> GIVEN EXERCISE:
Can you set down, exactly as they appear below, the lines from the opening of the material through the one bearing "from matplotlib.patches import Rectangle", minus the pictures?

> SOURCE EXCERPT:

^^^^^^^^^^^^^^^^

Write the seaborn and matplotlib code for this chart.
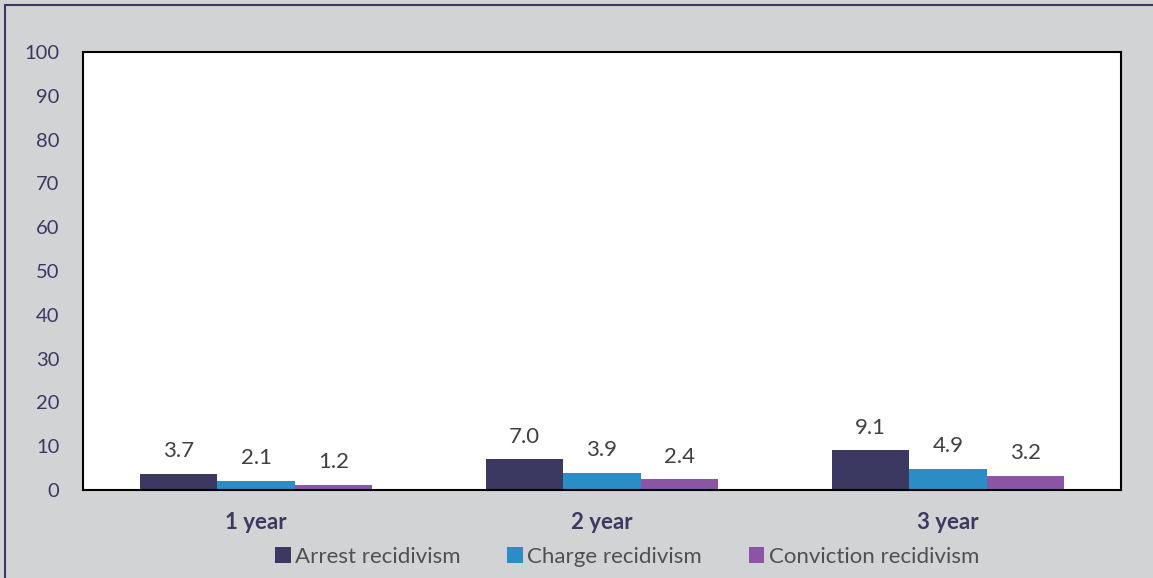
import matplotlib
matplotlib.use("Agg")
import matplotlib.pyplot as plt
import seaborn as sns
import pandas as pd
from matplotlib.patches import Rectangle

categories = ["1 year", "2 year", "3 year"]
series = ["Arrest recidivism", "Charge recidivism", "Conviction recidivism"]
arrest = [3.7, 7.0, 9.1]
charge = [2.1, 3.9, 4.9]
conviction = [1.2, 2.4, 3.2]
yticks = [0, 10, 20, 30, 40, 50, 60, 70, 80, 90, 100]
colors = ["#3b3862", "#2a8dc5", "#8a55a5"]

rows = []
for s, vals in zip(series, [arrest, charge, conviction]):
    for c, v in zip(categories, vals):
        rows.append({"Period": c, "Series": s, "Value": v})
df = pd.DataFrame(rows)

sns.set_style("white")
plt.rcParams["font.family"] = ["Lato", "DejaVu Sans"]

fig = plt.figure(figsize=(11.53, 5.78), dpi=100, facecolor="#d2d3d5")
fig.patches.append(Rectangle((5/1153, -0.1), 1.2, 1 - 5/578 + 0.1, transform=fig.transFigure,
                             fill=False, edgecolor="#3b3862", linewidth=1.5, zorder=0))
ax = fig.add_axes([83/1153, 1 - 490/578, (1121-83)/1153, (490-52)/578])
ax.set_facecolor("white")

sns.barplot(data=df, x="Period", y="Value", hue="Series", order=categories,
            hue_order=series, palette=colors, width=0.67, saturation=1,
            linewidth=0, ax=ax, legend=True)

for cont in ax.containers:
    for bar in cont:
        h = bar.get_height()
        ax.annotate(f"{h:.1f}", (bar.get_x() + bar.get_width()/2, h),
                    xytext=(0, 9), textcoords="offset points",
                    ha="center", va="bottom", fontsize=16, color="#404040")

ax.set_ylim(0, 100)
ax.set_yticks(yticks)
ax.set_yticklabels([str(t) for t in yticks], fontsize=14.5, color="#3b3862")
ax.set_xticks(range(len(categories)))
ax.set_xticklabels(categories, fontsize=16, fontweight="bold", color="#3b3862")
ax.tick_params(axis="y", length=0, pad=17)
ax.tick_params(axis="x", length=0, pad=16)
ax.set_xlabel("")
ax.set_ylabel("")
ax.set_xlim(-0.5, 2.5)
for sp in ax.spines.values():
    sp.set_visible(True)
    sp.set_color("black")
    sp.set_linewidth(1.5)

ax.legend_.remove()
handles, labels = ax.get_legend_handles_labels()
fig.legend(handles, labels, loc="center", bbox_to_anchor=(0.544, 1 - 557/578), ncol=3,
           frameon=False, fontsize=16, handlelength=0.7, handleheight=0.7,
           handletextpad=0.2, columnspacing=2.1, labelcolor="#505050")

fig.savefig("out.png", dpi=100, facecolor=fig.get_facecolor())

^^^^^^^^^^^^^^^^

> ANSWER TO THE EXERCISE:
Write the seaborn and matplotlib code for this chart.
import matplotlib
matplotlib.use("Agg")
import matplotlib.pyplot as plt
import seaborn as sns
import pandas as pd
from matplotlib.patches import Rectangle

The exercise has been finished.